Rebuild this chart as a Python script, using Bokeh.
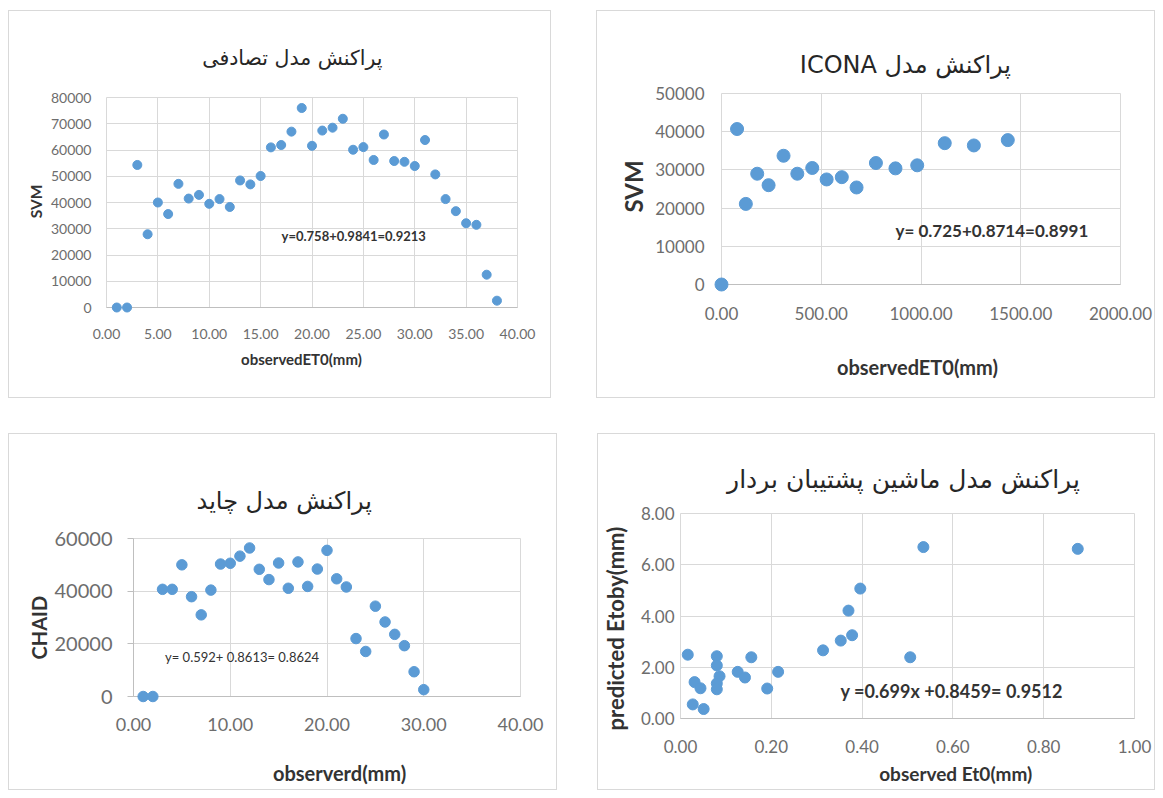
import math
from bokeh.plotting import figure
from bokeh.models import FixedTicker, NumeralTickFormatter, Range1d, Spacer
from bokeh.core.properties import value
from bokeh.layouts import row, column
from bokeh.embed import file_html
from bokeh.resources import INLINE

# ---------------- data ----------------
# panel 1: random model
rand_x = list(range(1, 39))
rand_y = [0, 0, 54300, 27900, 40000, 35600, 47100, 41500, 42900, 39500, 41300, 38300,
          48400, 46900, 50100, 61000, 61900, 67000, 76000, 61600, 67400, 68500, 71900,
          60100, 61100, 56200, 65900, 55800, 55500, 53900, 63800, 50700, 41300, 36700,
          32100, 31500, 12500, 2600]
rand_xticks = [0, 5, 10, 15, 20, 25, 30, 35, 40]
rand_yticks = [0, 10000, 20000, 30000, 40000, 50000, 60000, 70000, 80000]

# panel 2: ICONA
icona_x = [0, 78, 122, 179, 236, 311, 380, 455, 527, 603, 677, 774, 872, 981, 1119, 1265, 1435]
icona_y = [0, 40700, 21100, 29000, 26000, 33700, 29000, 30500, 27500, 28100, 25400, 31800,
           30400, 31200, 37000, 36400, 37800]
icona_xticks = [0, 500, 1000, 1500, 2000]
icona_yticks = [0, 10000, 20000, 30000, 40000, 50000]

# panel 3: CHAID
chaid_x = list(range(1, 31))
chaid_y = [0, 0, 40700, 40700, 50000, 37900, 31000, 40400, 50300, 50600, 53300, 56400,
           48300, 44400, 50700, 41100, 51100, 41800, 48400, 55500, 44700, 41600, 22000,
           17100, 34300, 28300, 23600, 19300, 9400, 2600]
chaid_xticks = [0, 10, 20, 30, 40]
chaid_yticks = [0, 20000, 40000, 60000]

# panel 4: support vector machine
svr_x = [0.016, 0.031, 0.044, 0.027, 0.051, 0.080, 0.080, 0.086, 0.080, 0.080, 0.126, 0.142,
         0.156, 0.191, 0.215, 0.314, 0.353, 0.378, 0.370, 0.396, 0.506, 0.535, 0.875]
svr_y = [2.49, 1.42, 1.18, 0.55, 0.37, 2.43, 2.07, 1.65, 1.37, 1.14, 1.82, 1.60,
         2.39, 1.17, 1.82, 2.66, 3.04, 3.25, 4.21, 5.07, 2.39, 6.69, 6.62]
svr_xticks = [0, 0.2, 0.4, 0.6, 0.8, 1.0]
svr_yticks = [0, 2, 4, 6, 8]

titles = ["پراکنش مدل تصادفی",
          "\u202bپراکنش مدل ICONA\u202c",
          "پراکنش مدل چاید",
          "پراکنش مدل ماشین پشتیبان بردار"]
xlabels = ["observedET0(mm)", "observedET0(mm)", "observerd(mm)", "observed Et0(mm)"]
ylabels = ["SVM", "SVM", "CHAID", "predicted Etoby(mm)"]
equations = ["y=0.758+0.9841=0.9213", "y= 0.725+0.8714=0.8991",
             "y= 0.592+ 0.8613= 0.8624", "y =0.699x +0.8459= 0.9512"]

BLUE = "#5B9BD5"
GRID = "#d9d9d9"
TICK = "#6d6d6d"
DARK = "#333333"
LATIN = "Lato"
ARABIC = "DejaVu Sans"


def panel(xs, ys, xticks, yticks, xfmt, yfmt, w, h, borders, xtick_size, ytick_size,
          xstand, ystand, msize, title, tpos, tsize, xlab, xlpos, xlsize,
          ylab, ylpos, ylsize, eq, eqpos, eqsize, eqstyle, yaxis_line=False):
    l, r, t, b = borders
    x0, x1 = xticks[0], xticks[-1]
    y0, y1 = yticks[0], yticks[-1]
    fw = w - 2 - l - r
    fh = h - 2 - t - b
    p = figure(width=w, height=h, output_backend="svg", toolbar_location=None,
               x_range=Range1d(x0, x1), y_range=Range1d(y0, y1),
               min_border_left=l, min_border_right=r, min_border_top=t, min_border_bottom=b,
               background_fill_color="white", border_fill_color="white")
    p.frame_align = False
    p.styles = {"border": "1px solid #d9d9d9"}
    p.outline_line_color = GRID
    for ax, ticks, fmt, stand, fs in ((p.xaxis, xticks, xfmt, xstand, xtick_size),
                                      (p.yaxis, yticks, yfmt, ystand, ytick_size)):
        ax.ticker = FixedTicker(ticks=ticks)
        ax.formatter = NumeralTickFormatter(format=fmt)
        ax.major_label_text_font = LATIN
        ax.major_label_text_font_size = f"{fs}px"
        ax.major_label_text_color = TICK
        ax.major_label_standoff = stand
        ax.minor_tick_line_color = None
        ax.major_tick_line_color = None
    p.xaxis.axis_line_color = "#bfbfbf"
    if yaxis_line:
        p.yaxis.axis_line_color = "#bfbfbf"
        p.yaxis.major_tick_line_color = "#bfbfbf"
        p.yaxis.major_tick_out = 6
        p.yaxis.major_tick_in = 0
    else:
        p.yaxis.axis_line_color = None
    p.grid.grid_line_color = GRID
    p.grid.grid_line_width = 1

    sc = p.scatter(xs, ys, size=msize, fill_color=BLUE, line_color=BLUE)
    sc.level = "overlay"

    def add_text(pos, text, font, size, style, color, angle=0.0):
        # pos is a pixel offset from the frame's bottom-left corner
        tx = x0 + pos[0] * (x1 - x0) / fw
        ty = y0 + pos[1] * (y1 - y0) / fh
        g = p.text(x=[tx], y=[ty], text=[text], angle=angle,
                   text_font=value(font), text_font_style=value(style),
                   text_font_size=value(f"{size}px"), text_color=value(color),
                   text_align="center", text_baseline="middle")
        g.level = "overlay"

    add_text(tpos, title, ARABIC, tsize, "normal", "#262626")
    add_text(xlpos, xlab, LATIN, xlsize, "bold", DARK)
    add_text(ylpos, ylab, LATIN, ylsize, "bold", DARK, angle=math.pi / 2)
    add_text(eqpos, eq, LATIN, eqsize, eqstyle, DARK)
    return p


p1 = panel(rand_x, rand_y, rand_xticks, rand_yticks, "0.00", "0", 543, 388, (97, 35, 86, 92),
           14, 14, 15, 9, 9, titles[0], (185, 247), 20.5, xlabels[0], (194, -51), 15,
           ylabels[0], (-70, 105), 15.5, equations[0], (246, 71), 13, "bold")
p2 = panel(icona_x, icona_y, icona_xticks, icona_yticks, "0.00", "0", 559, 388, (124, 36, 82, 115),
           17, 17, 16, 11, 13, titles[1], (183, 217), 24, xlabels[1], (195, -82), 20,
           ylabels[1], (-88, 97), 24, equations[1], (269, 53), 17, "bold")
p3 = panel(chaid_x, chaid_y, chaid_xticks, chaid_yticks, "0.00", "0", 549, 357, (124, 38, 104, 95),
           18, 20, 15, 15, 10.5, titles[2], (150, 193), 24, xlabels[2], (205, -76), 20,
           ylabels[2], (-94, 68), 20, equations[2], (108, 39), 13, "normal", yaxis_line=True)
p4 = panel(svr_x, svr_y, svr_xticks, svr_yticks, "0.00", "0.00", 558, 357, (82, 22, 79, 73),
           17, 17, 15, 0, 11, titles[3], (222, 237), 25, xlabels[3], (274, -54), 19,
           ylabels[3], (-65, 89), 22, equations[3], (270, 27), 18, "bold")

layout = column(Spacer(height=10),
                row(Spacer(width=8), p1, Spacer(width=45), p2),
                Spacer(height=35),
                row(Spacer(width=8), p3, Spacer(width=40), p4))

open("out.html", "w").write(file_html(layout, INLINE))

════

Repeat the listing above exactly from its first line to the line containing "from bokeh.resources import INLINE", both included, and omit the pictures.

RIGHT ANSWER:
Rebuild this chart as a Python script, using Bokeh.
import math
from bokeh.plotting import figure
from bokeh.models import FixedTicker, NumeralTickFormatter, Range1d, Spacer
from bokeh.core.properties import value
from bokeh.layouts import row, column
from bokeh.embed import file_html
from bokeh.resources import INLINE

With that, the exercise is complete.